** Short exercise **
Starting at the line containing "Output the Python" and ending at the line containing "data = np.column_stack([non_ali, ali])", reproduce each line exactly as written, with both end lines included and all pictures omitted.

***** Listing *****

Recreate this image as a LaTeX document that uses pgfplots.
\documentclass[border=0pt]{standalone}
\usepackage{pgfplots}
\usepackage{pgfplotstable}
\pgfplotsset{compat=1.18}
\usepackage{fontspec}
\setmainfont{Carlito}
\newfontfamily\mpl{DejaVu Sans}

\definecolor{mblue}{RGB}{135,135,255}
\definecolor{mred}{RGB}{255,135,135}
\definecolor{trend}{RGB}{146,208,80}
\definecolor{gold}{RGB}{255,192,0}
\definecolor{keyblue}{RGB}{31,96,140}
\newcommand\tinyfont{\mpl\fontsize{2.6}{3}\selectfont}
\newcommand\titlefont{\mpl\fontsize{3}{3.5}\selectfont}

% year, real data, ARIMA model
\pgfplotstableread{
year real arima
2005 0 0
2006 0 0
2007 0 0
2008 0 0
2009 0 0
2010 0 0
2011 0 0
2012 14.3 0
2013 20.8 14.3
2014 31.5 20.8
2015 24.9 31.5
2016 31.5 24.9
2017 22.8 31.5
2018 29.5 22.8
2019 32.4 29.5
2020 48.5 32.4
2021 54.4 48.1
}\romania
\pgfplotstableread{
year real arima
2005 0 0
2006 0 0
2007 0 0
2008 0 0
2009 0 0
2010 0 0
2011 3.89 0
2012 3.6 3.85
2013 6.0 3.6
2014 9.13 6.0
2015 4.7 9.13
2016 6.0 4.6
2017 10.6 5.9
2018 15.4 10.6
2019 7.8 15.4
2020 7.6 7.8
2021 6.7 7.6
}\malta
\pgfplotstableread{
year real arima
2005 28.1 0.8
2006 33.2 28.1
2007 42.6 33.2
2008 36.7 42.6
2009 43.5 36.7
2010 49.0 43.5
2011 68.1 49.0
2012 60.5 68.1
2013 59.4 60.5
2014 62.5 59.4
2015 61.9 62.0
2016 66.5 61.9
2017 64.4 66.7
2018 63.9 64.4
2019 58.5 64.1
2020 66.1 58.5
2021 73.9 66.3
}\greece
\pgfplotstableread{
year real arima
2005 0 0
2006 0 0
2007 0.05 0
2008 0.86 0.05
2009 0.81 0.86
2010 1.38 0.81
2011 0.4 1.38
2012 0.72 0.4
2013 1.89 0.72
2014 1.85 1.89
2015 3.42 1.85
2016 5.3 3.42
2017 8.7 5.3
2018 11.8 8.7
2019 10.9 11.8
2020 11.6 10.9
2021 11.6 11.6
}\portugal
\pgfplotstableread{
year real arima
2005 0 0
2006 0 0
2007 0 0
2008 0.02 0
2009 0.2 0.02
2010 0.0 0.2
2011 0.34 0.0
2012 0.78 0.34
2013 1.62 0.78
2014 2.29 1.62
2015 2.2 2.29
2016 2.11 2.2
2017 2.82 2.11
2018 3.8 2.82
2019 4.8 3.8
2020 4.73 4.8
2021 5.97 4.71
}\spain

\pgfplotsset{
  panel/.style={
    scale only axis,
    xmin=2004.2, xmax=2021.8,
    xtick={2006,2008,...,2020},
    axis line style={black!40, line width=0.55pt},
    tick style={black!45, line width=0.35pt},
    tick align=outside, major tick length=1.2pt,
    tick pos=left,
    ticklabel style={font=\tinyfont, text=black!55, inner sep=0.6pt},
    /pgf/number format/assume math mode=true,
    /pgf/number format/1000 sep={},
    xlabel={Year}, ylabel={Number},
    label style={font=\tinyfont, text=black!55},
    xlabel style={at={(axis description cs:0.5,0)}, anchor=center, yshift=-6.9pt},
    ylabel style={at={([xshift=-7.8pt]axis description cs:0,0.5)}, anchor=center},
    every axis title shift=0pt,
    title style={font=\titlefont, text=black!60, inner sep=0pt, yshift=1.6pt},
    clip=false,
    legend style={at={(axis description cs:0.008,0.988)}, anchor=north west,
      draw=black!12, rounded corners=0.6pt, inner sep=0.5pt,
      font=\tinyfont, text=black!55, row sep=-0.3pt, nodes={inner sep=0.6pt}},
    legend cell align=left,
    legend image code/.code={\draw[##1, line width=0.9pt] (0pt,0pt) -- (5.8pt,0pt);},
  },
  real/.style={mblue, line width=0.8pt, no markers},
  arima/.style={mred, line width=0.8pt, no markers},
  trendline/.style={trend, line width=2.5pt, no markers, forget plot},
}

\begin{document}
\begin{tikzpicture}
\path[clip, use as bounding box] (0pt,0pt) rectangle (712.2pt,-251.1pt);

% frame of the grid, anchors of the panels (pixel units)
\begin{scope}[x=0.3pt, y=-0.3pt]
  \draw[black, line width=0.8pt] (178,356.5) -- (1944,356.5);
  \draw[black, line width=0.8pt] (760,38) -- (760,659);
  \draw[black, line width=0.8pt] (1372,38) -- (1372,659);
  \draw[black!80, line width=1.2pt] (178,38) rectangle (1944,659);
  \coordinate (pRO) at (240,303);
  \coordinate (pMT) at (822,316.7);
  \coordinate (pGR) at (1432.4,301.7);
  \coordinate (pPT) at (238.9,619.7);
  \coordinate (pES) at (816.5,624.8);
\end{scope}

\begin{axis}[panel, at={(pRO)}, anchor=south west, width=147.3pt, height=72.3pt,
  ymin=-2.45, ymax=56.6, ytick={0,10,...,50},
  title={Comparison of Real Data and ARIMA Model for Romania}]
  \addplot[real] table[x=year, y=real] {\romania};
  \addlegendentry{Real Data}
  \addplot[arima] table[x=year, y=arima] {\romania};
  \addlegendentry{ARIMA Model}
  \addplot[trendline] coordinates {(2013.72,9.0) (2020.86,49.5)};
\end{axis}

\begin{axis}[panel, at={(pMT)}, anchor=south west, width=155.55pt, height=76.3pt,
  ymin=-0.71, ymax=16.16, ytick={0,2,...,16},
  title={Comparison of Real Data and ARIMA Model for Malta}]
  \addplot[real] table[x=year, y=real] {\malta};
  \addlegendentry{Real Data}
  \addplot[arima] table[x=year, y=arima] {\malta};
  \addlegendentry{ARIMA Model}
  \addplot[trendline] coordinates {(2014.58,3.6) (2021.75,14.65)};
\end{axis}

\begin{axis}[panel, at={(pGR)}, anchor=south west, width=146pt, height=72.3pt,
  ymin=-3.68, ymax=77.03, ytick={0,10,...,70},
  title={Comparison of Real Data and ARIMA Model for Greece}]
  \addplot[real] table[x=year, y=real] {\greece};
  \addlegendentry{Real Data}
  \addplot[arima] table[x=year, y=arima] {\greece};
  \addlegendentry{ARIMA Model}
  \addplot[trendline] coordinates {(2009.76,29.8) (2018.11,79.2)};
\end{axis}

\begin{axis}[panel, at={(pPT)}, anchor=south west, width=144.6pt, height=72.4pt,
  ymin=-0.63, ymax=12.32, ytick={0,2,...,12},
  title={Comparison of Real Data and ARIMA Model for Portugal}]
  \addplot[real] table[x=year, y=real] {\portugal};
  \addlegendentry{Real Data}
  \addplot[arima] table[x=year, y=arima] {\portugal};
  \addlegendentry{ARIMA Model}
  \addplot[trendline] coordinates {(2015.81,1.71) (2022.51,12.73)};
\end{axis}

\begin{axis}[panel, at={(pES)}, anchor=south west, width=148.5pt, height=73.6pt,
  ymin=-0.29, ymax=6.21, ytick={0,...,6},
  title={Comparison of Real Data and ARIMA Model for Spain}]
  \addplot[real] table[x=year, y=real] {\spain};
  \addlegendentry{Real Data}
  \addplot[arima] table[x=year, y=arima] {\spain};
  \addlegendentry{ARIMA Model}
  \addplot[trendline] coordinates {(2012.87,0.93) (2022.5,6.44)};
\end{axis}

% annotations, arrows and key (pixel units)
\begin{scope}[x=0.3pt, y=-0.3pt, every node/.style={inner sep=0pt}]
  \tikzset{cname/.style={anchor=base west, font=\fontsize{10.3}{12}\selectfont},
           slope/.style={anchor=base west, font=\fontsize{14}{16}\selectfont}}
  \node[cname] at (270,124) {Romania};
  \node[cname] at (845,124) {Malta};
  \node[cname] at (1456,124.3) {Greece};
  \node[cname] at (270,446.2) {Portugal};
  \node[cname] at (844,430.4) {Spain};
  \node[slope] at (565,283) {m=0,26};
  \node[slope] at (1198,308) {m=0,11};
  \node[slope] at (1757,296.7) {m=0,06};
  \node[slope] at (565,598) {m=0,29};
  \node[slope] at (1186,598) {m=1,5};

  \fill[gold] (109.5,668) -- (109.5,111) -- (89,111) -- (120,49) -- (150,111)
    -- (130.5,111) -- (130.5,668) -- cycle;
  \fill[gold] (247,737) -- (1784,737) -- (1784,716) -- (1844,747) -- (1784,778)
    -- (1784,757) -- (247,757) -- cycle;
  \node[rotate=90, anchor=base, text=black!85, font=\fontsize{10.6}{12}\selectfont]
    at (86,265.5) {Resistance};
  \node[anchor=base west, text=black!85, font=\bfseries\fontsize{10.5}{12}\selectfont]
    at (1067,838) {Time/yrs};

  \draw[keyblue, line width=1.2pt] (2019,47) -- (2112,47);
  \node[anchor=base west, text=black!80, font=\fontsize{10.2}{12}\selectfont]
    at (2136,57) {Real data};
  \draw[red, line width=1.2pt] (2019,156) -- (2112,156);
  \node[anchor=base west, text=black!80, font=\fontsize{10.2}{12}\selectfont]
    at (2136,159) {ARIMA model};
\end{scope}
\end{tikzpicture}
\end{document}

*****
***** Listing *****

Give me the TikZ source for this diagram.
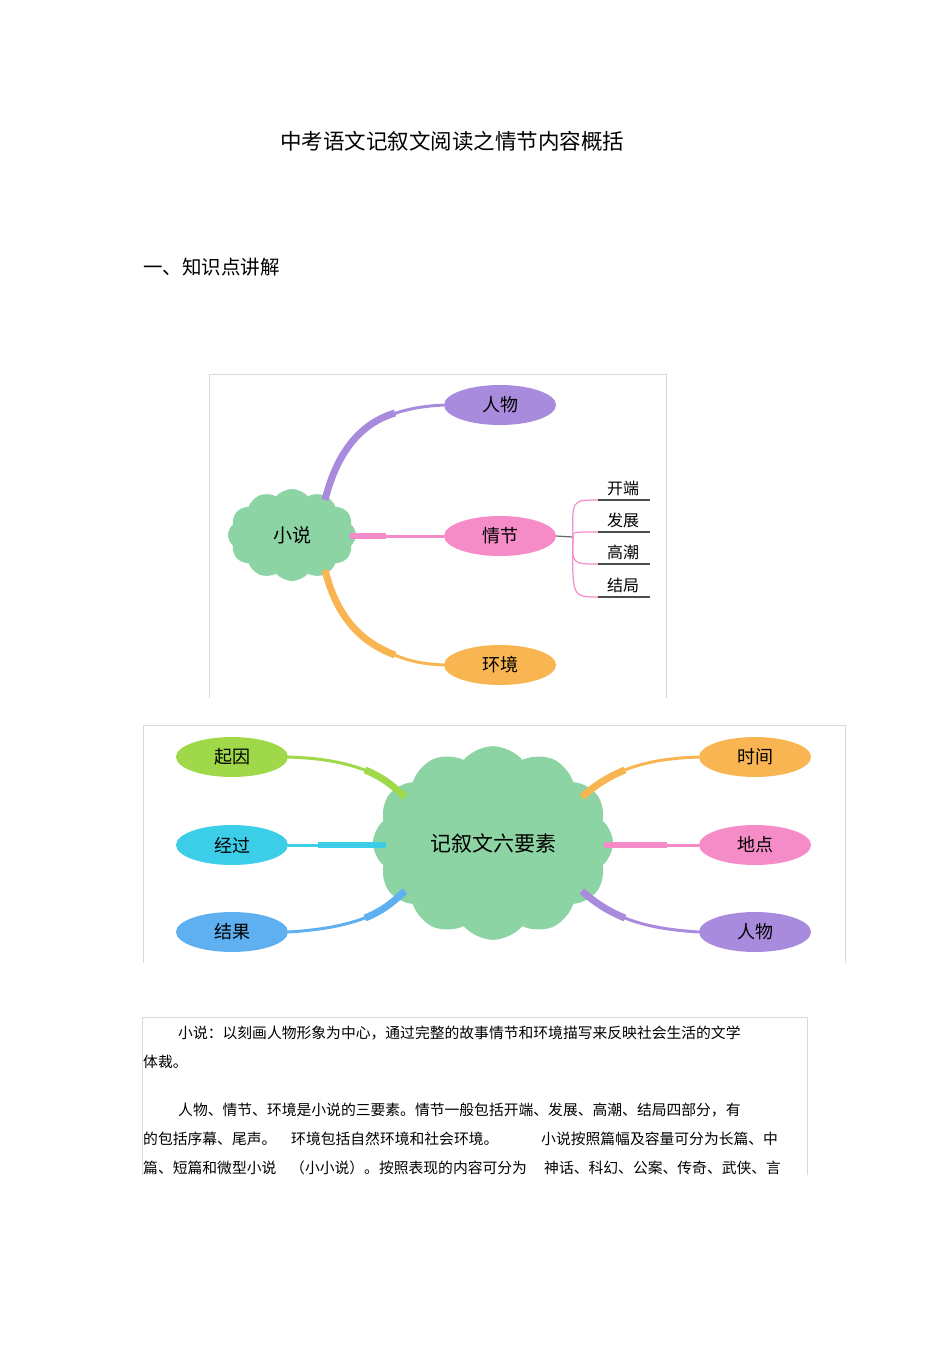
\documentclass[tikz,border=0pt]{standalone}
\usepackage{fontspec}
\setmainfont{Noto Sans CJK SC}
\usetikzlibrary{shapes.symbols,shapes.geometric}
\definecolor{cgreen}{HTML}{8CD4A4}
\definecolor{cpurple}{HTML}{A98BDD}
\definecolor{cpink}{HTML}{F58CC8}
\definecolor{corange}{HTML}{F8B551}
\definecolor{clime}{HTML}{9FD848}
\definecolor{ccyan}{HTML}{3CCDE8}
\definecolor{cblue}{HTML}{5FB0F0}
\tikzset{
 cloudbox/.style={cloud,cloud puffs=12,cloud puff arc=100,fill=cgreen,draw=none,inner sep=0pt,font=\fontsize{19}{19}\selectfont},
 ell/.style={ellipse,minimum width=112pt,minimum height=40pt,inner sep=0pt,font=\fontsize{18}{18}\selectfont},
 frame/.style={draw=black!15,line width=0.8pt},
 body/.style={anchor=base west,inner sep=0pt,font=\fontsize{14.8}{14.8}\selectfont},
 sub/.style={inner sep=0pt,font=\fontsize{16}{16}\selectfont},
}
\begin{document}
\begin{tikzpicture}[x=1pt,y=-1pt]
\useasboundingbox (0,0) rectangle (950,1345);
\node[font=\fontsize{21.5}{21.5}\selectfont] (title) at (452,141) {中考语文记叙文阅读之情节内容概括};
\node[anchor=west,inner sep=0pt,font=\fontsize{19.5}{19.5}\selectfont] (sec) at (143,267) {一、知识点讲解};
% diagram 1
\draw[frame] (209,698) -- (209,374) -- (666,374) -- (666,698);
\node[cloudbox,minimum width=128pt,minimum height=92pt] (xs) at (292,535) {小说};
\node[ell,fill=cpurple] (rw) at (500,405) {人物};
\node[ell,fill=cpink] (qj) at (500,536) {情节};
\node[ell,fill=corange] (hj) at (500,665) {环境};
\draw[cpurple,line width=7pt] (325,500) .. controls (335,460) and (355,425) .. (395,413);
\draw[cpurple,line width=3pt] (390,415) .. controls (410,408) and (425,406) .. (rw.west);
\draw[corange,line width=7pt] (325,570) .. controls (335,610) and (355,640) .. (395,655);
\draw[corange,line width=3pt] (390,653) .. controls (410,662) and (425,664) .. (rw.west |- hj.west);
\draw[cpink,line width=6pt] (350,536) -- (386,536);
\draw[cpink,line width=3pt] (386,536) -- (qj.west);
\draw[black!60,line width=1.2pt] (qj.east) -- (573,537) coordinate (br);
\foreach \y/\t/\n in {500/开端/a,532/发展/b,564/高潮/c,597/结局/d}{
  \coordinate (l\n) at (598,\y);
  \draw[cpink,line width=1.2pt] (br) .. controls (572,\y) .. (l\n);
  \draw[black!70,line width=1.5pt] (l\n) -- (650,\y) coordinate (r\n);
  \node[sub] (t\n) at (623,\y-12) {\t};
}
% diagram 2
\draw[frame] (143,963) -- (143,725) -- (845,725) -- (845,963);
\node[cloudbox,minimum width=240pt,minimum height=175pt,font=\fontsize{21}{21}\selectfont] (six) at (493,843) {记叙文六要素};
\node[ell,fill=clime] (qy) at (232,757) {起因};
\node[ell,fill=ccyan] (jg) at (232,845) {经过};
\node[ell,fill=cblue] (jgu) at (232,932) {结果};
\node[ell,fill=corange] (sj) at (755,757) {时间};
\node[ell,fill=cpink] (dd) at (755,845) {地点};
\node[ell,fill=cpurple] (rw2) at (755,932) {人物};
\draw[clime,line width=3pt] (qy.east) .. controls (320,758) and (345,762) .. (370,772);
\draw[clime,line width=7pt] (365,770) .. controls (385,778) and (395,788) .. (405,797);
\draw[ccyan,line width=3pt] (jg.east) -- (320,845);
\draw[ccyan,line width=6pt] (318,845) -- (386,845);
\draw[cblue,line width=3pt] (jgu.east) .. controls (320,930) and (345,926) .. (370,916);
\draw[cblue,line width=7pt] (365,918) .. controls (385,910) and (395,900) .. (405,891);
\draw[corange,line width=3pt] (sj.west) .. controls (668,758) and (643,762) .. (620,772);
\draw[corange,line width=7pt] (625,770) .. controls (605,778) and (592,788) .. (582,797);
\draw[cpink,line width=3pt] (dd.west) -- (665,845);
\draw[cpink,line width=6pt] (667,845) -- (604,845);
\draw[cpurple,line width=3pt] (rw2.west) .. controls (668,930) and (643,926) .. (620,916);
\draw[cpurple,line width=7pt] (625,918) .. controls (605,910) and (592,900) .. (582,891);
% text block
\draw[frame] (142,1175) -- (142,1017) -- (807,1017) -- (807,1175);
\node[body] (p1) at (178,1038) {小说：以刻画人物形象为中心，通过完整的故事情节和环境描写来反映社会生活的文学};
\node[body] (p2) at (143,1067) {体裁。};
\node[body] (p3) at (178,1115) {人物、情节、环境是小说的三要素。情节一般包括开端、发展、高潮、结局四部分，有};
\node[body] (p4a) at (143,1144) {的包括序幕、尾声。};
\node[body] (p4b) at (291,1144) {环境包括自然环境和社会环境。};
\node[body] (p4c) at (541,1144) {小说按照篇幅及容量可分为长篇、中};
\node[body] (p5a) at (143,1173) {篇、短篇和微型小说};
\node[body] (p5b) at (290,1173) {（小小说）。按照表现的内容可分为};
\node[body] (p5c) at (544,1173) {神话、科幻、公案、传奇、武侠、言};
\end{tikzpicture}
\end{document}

*****
***** Listing *****

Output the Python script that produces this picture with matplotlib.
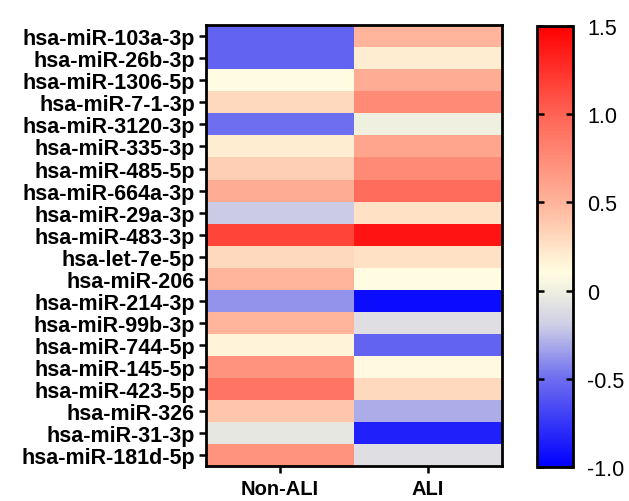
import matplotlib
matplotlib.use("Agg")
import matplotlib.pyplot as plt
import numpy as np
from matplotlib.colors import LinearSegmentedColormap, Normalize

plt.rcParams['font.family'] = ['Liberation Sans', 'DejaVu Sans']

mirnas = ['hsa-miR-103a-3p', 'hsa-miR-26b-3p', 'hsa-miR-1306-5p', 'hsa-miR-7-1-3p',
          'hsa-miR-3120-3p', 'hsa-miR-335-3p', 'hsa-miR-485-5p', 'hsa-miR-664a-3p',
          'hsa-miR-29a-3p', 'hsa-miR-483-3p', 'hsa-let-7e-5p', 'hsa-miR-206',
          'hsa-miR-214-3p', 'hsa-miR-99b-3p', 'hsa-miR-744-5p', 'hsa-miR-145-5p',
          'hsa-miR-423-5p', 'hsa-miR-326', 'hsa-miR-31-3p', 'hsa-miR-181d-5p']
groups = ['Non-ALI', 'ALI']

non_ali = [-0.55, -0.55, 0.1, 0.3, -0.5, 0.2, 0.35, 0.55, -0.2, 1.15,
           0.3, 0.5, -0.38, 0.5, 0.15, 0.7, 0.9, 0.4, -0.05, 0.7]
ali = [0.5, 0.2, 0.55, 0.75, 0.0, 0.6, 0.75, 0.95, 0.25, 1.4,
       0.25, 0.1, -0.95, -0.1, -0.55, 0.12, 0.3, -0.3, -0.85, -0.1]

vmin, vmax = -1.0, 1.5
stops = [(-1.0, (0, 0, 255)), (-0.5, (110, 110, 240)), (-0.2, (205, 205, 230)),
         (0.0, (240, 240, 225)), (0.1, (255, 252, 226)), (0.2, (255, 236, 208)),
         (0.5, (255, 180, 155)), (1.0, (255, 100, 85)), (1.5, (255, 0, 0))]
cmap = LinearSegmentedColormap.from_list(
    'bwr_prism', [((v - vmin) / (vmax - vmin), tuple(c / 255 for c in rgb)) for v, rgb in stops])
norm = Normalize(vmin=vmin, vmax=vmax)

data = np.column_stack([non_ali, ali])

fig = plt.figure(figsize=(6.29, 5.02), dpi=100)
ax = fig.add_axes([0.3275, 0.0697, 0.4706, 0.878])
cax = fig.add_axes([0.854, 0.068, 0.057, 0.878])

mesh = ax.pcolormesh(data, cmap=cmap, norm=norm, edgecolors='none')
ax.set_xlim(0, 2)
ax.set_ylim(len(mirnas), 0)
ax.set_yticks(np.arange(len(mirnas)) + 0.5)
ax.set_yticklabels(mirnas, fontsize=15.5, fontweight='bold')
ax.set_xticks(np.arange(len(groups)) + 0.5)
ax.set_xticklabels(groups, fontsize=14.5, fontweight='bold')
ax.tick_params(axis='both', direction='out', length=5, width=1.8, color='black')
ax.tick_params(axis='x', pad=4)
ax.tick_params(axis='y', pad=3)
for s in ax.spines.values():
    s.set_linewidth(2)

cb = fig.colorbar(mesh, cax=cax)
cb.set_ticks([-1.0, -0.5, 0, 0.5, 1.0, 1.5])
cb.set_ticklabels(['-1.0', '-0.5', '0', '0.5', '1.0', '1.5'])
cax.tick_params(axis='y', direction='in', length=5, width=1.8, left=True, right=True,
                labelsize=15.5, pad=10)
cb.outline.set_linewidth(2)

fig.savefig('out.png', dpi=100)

*****

** Output of the task **
Output the Python script that produces this picture with matplotlib.
import matplotlib
matplotlib.use("Agg")
import matplotlib.pyplot as plt
import numpy as np
from matplotlib.colors import LinearSegmentedColormap, Normalize

plt.rcParams['font.family'] = ['Liberation Sans', 'DejaVu Sans']

mirnas = ['hsa-miR-103a-3p', 'hsa-miR-26b-3p', 'hsa-miR-1306-5p', 'hsa-miR-7-1-3p',
          'hsa-miR-3120-3p', 'hsa-miR-335-3p', 'hsa-miR-485-5p', 'hsa-miR-664a-3p',
          'hsa-miR-29a-3p', 'hsa-miR-483-3p', 'hsa-let-7e-5p', 'hsa-miR-206',
          'hsa-miR-214-3p', 'hsa-miR-99b-3p', 'hsa-miR-744-5p', 'hsa-miR-145-5p',
          'hsa-miR-423-5p', 'hsa-miR-326', 'hsa-miR-31-3p', 'hsa-miR-181d-5p']
groups = ['Non-ALI', 'ALI']

non_ali = [-0.55, -0.55, 0.1, 0.3, -0.5, 0.2, 0.35, 0.55, -0.2, 1.15,
           0.3, 0.5, -0.38, 0.5, 0.15, 0.7, 0.9, 0.4, -0.05, 0.7]
ali = [0.5, 0.2, 0.55, 0.75, 0.0, 0.6, 0.75, 0.95, 0.25, 1.4,
       0.25, 0.1, -0.95, -0.1, -0.55, 0.12, 0.3, -0.3, -0.85, -0.1]

vmin, vmax = -1.0, 1.5
stops = [(-1.0, (0, 0, 255)), (-0.5, (110, 110, 240)), (-0.2, (205, 205, 230)),
         (0.0, (240, 240, 225)), (0.1, (255, 252, 226)), (0.2, (255, 236, 208)),
         (0.5, (255, 180, 155)), (1.0, (255, 100, 85)), (1.5, (255, 0, 0))]
cmap = LinearSegmentedColormap.from_list(
    'bwr_prism', [((v - vmin) / (vmax - vmin), tuple(c / 255 for c in rgb)) for v, rgb in stops])
norm = Normalize(vmin=vmin, vmax=vmax)

data = np.column_stack([non_ali, ali])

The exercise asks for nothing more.